Herzog erläutert die Ziele des Avada-Projektes: „Wir wollen den Asylsuchenden eine Vorbereitung auf die Arbeitswelt in Deutschland bieten“, sagt er: „Es geht darum, zu schauen, was jeder Einzelne gut kann, und auch Arbeitsweisen und Normen zu vermitteln, die man braucht, um in Deutschland eine Anstellung zu finden.“ Das große Ziel sei ein Praktikumsplatz, um dann letztendlich eine Ausbildung und einen Arbeitsplatz zu bekommen. „Der Bedarf an Arbeitskräften ist sehr groß“, meint Herzog. Er weiß auch, dass es mit handwerklichen Fähigkeiten nicht getan ist. „Das Wichtigste ist, dass die Asylsuchenden Deutsch lernen. Ohne ausreichende Sprachkenntnisse ist eine Vermittlung nicht möglich“, erklärt der Projektleiter.
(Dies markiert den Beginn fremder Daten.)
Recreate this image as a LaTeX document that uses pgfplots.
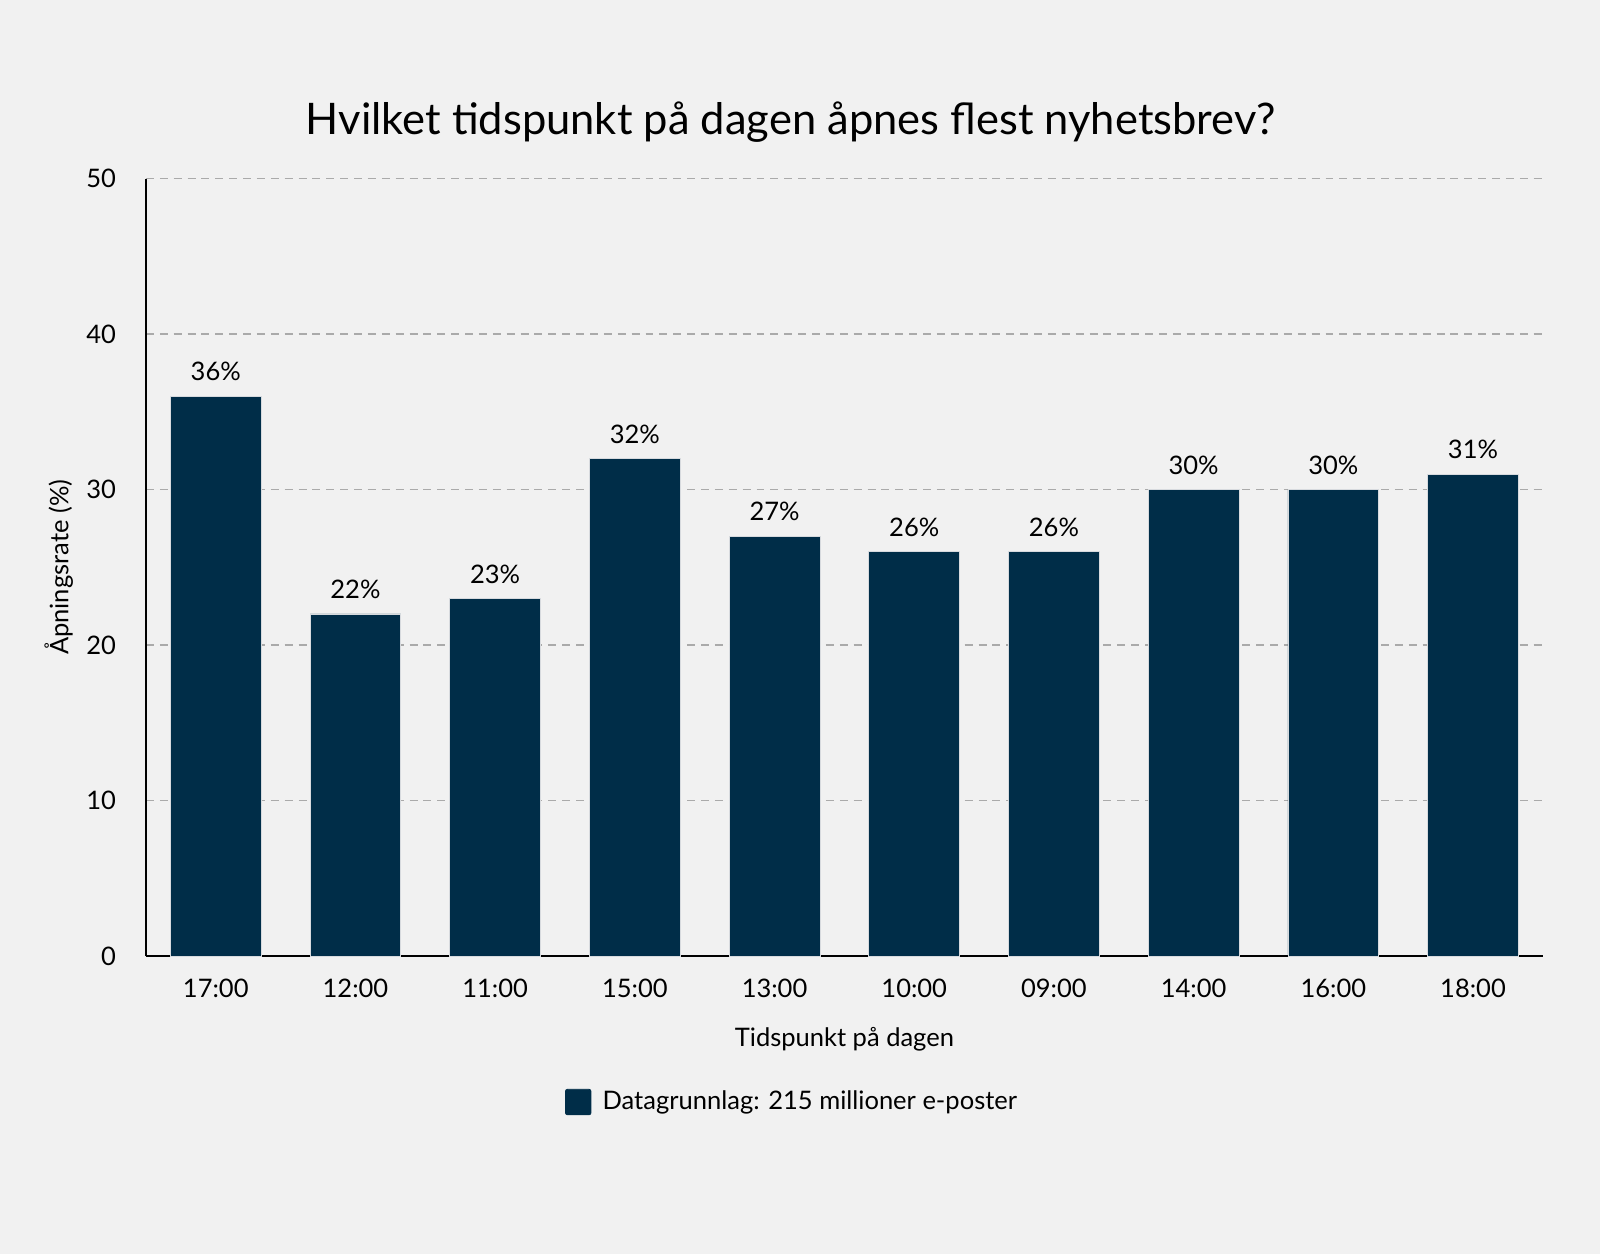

Willkommene Hilfe für Winzerberg-Projekt
Alle Beteiligten wünschten sich eine Erleichterung des Einstieges für Flüchtlinge in den deutschen Arbeitsmarkt. „Das darf aber nicht übereilt geschehen, denn mit einer guten Betreuung können wir große Fortschritte erzielen.“ Nicht nur die Flüchtlinge profitieren von dem Winzerberg-Projekt, auch die Vereinsmitglieder sind von der tatkräftigen Unterstützung der Männer begeistert. Monika Lange zum Beispiel kümmert sich um die Begrünung des Winzerbergs und freut sich sehr über die Hilfe der sieben Männer. „Von unserer Seite aus kann das ewig so weitergehen. Wir haben noch viele Ideen “, erklärt sie und weist darauf hin, dass die Arbeit auf den Weinterrassen und somit auch die Hilfe von Ceesay und den anderen Geflüchteten noch lange nicht beendet ist.